At college, my first thought was to check out the spots on campus (being a Pleasure Sim and wanting 50 Dream Dates). I was attracted to many a girl, but I got turned down a lot. However, this girl remained quite close to me and called me for days afterward. Guess she couldn't resist the Benji charm (WHO ARE YA KIDDING?! Grrr)

However, this chick seemed nice Her name was Maura, and she looked quite polished (read "uptight") in her sweater and mid-length skirt. She was pretty, but didn't wear any makeup. And she liked me!!! She seemed to get hyper on the Starbucks, but we got on really well.

She was quite the outgoing one, and didn't think I looked bad at all. I was sure right then it would work out.
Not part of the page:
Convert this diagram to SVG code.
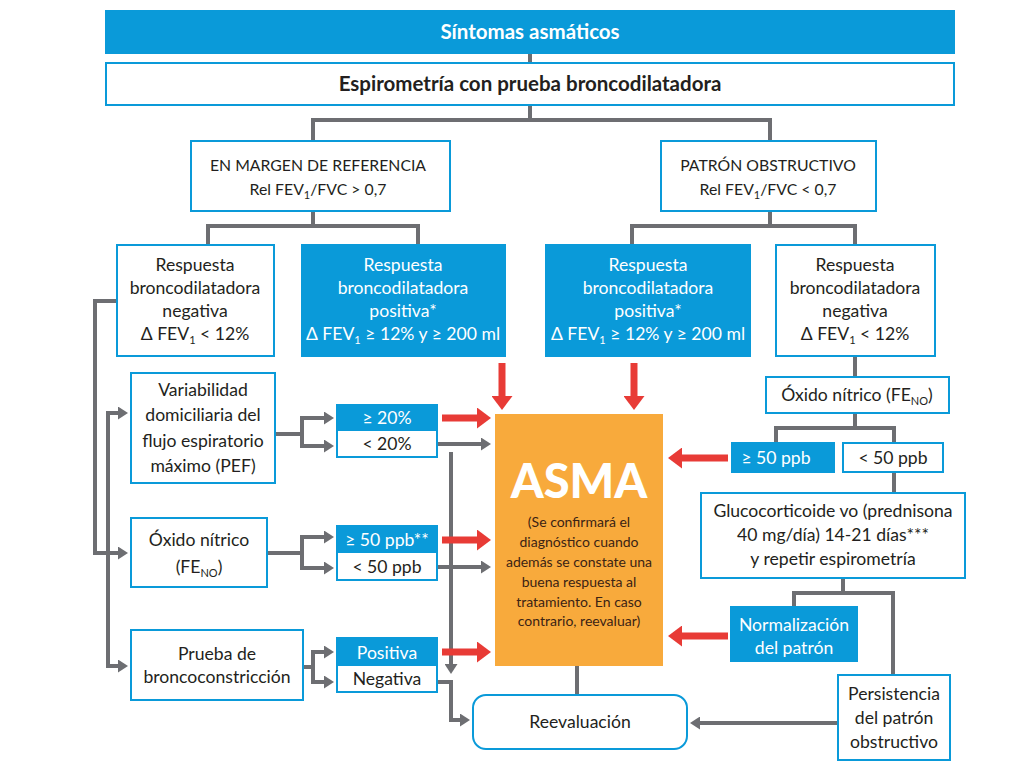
<svg xmlns="http://www.w3.org/2000/svg" width="1024" height="768" viewBox="0 0 1024 768">
<defs>
<style>
text{font-family:Lato,"Open Sans","Liberation Sans",sans-serif;fill:#231f20;text-anchor:middle;font-size:17.6px}
.b{font-weight:bold;font-size:20.5px}
.w{fill:#fff}
.box{fill:#fff;stroke:#0a9ad9;stroke-width:2}
.blue{fill:#0a9ad9;stroke:#0a9ad9;stroke-width:2}
.con{fill:none;stroke:#6d6e72;stroke-width:4}
.ga{fill:none;stroke:#6d6e72;stroke-width:4;marker-end:url(#gh)}
.ra{fill:none;stroke:#e83b36;stroke-width:7;marker-end:url(#rh)}
.sub{font-size:11px}
.hd{font-size:15.8px}
.asma{font-size:14px;fill:#3b2314}
</style>
<marker id="gh" markerUnits="userSpaceOnUse" markerWidth="10" markerHeight="13" refX="0" refY="6.5" orient="auto"><path d="M0,0 L10,6.5 L0,13 z" fill="#6d6e72"/></marker>
<marker id="rh" markerUnits="userSpaceOnUse" markerWidth="14" markerHeight="21" refX="0" refY="10.5" orient="auto"><path d="M0,0 L14,10.5 L0,21 z" fill="#e83b36"/></marker>
</defs>
<rect width="1024" height="768" fill="#fff"/>

<g id="connectors">
<path class="con" d="M530,54 V63 M530,105 V120 M313,120 H770 M313,118 V141 M770,118 V141"/>
<path class="con" d="M313,211 V226 M206,226 H420 M208,224 V245 M418,224 V245"/>
<path class="con" d="M770,211 V226 M630,226 H857 M632,224 V245 M855,224 V245"/>
<path class="con" d="M855,356 V377 M855,413 V428 M774,428 H896 M776,426 V443 M894,426 V443 M894,472 V493"/>
<path class="con" d="M843,578 V593 M792,593 H895 M794,591 V607 M893,591 V675 M577,666 V695"/>
<path class="ga" d="M838,723 H700"/>
<path class="con" d="M117,301 H95 V553"/>
<path class="ga" d="M93,553 H118"/>
<path class="con" d="M108,411 V666"/>
<path class="ga" d="M106,413 H118"/>
<path class="ga" d="M106,666 H118"/>
<path class="con" d="M275,434 H302 M302,416 V448"/>
<path class="ga" d="M300,418 H324"/>
<path class="ga" d="M300,446 H324"/>
<path class="con" d="M267,553 H302 M302,535 V570"/>
<path class="ga" d="M300,537 H324"/>
<path class="ga" d="M300,568 H324"/>
<path class="con" d="M303,667 H313 M313,650 V684"/>
<path class="ga" d="M311,652 H324"/>
<path class="ga" d="M311,682 H324"/>
<path class="ga" d="M437,444 H481"/>
<path class="ga" d="M437,567 H481"/>
<path class="ga" d="M451,452 V664"/>
<path class="ga" d="M437,682 H451 V720 H460"/>
<path class="ra" d="M502,363 V396"/>
<path class="ra" d="M634,363 V396"/>
<path class="ra" d="M442,418 H477"/>
<path class="ra" d="M442,540 H477"/>
<path class="ra" d="M442,652 H477"/>
<path class="ra" d="M728,458 H682"/>
<path class="ra" d="M728,636 H682"/>
</g>

<g id="sintomas">
<rect x="105" y="10" width="850" height="44" fill="#0a9ad9"/>
<text class="b w" x="530" y="39">Síntomas asmáticos</text>
</g>
<g id="espirometria">
<rect class="box" x="106" y="63" width="848" height="42"/>
<text class="b" x="530" y="91">Espirometría con prueba broncodilatadora</text>
</g>
<g id="margen">
<rect class="box" x="191" y="141" width="259" height="70"/>
<text class="hd" x="318" y="171">EN MARGEN DE REFERENCIA</text>
<text class="hd" x="318" y="195">Rel FEV<tspan class="sub" dy="4">1</tspan><tspan dy="-4">/FVC &gt; 0,7</tspan></text>
</g>
<g id="patron">
<rect class="box" x="661" y="141" width="215" height="70"/>
<text class="hd" x="768" y="171">PATRÓN OBSTRUCTIVO</text>
<text class="hd" x="768" y="195">Rel FEV<tspan class="sub" dy="4">1</tspan><tspan dy="-4">/FVC &lt; 0,7</tspan></text>
</g>
<g id="resp-neg-izq">
<rect class="box" x="117" y="245" width="157" height="111"/>
<text x="195" y="271">Respuesta</text>
<text x="195" y="294">broncodilatadora</text>
<text x="195" y="317">negativa</text>
<text x="195" y="340">Δ FEV<tspan class="sub" dy="4">1</tspan><tspan dy="-4"> &lt; 12%</tspan></text>
</g>
<g id="resp-pos-izq">
<rect class="blue" x="302" y="245" width="203" height="111"/>
<text class="w" x="403" y="271">Respuesta</text>
<text class="w" x="403" y="294">broncodilatadora</text>
<text class="w" x="403" y="317">positiva*</text>
<text class="w" x="403" y="340">Δ FEV<tspan class="sub w" dy="4">1</tspan><tspan dy="-4"> ≥ 12% y ≥ 200 ml</tspan></text>
</g>
<g id="resp-pos-der">
<rect class="blue" x="546" y="245" width="204" height="111"/>
<text class="w" x="648" y="271">Respuesta</text>
<text class="w" x="648" y="294">broncodilatadora</text>
<text class="w" x="648" y="317">positiva*</text>
<text class="w" x="648" y="340">Δ FEV<tspan class="sub w" dy="4">1</tspan><tspan dy="-4"> ≥ 12% y ≥ 200 ml</tspan></text>
</g>
<g id="resp-neg-der">
<rect class="box" x="776" y="245" width="159" height="111"/>
<text x="855" y="271">Respuesta</text>
<text x="855" y="294">broncodilatadora</text>
<text x="855" y="317">negativa</text>
<text x="855" y="340">Δ FEV<tspan class="sub" dy="4">1</tspan><tspan dy="-4"> &lt; 12%</tspan></text>
</g>
<g id="oxido-der">
<rect class="box" x="766" y="377" width="183" height="36"/>
<text x="857" y="401">Óxido nítrico (FE<tspan class="sub" dy="4">NO</tspan><tspan dy="-4">)</tspan></text>
</g>
<g id="ge50-der">
<rect class="blue" x="732" y="443" width="102" height="29"/>
<text class="w" x="776" y="464">≥ 50 ppb</text>
</g>
<g id="lt50-der">
<rect class="box" x="843" y="443" width="100" height="29"/>
<text x="893" y="464">&lt; 50 ppb</text>
</g>
<g id="glucocorticoide">
<rect class="box" x="701" y="493" width="264" height="85"/>
<text x="833" y="517">Glucocorticoide vo (prednisona</text>
<text x="833" y="541">40 mg/día) 14-21 días***</text>
<text x="833" y="565">y repetir espirometría</text>
</g>
<g id="normalizacion">
<rect class="blue" x="731" y="607" width="126" height="54"/>
<text class="w" x="794" y="631">Normalización</text>
<text class="w" x="794" y="654">del patrón</text>
</g>
<g id="persistencia">
<rect class="box" x="838" y="675" width="112" height="85"/>
<text x="894" y="700">Persistencia</text>
<text x="894" y="724">del patrón</text>
<text x="894" y="748">obstructivo</text>
</g>
<g id="reevaluacion">
<rect class="box" x="473" y="695" width="214" height="54" rx="13"/>
<text x="580" y="728">Reevaluación</text>
</g>
<g id="asma">
<rect x="495" y="414" width="168" height="252" fill="#f8aa3c"/>
<text x="579" y="498" style="font-size:47px;font-weight:900;fill:#fff">ASMA</text>
<text class="asma" x="579" y="527">(Se confirmará el</text>
<text class="asma" x="579" y="547">diagnóstico cuando</text>
<text class="asma" x="579" y="567">además se constate una</text>
<text class="asma" x="579" y="587">buena respuesta al</text>
<text class="asma" x="579" y="607">tratamiento. En caso</text>
<text class="asma" x="579" y="626">contrario, reevaluar)</text>
</g>
<g id="variabilidad">
<rect class="box" x="131" y="373" width="144" height="110"/>
<text x="203" y="396">Variabilidad</text>
<text x="203" y="421">domiciliaria del</text>
<text x="203" y="447">flujo espiratorio</text>
<text x="203" y="472">máximo (PEF)</text>
</g>
<g id="pef-resultado">
<rect class="box" x="337" y="405" width="100" height="52"/>
<rect x="337" y="405" width="100" height="26" fill="#0a9ad9"/>
<text class="w" x="387" y="424">≥ 20%</text>
<text x="387" y="450">&lt; 20%</text>
</g>
<g id="oxido-izq">
<rect class="box" x="131" y="518" width="136" height="69"/>
<text x="199" y="546">Óxido nítrico</text>
<text x="199" y="573">(FE<tspan class="sub" dy="4">NO</tspan><tspan dy="-4">)</tspan></text>
</g>
<g id="feno-resultado">
<rect class="box" x="337" y="526" width="100" height="54"/>
<rect x="337" y="526" width="100" height="27" fill="#0a9ad9"/>
<text class="w" x="387" y="546">≥ 50 ppb**</text>
<text x="387" y="573">&lt; 50 ppb</text>
</g>
<g id="prueba">
<rect class="box" x="131" y="630" width="172" height="70"/>
<text x="217" y="660">Prueba de</text>
<text x="217" y="683">broncoconstricción</text>
</g>
<g id="prueba-resultado">
<rect class="box" x="337" y="638" width="100" height="54"/>
<rect x="337" y="638" width="100" height="28" fill="#0a9ad9"/>
<text class="w" x="387" y="659">Positiva</text>
<text x="387" y="685">Negativa</text>
</g>
</svg>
I took her on many a date to satisfy my Lifetime Want ans she seemed rather taken aback by the random dates we had. She wondered how I managed to maintain a 4.0. Well, I did fast track in the fall (huzzah!) and did my homework when I wasn't with her.

Soon, I felt the need to propose to her, sweater in the desert and all. We seemed to be stuck on each other.

She decided to change her look with the makeover mirror, and the black hair suited her better.

Preparing to work in the Art Career, I changed my look a bit junior year, cutting off the curls my rock god dad has passed to me and growing out a goatee.


Soon I graduated in a spiffy sweater and headed back home for the winter. Hey, Benj, I'll take it from here, ok?
When Benj got home, he quickly asked Maura to move in.

They got married in the bathroom to save money and time.

Here is Maura with a slightly dark look. She looks stunning here, but really she over did her mascara. So I made her blond again:

Oh yes, and Belli and hubby are still alive. Stupid permaplat elders.

Pretty Sharon had had enough of her Fortune Aspiration, knowing she spent way too much time at work. She sold the toy business for over 61, 000 simoleans and got the ReNuYu Orb.
As you can see...
"I'm feening for grilled cheese!"


And yes, she helped herself to those grilled cheese sandwiches. She's been fat ever since.

Baby bump!

Sisters-in-law dancing. How cute.

Second baby bump. Maura's pregnancy was awesome. All she did was sleep.


David Jr. and Sharon aged into elders. Ahhh, Sharon might be one of my failed permaplats. She doesn't eat enough grilled cheese and her lack of fitness might summon Grim more quickly.

"Qu'est que-ce?"
You don't see that light out on the road, do ya? My first abduction.

The women are running to help.
Belli: "I want to go! I'm the Knowledge Sim. Why the Rock God son of mine?"
Maura: I think my water just broke. Not good.
Sharon: You interrupted my grilled cheese dinner. Honestly, honey, you better bring back some Pepperjack!"

Maura: "I was serious when I said my water broke!"

And so, Colin Jenkins was born.
Benji: "Oooh, my wife looks so hot in that!"
Belli: "Benji! Get in here, now!"


Belli: "You do know my great-grandson is a redhead, right?"
Benji: ^_^ "I just think my wife looks hot."

Poor, poor David. Thank goodness he's retired. No one will believe his story and might just think it was too much of the bubble blower in his rockstar days.
The night after:

Janice grows up and runs around with scissors.

Oops. I don't blame her. I needed room in the house. 4 elders, a baby and a young couple were too much to handle already. Then again, her dad got abducted by aliens, her mom ate grilled cheese sandwiches all the time, her sister-in-law had a redhead child...crazy house, huh?

Hey Donte!
"Any hot chicks in the Jenkins hizzouse?"
Well, there's Maura, but no, you can't have her!
"The rock god's blond daughter-in-law? She's cute."
Move on. Not happening. (On another note, Maura has been rolling fears of being caught cheating. Since the family is losing friends now, maybe she can frolick with Donte. But no, we've got to preserve the Jenkins legacy.)

Birthday time.

Yep, the redhead is pretty scary. From what I know, he's a Sag, but I forgot his points. He is real neat, 100 percent grouchy, very active, slightly shy and I don't know what else.

David: "Don't listen to them, Colin. You got your red hair from me. Very recessive gene, and I love you nonetheless."
And now, from Benji's college files:

Maura: "You got pwned! HAHA!"

"Do you like what you see? The lunch lady thinks I'm hideous." (How Benji uses influence).

Miss Stompei: "Listen, lady, you have NO right to call Benji hideous. I may be heart farting for all the girls in the dorm here, but I know a cute guy when I see one."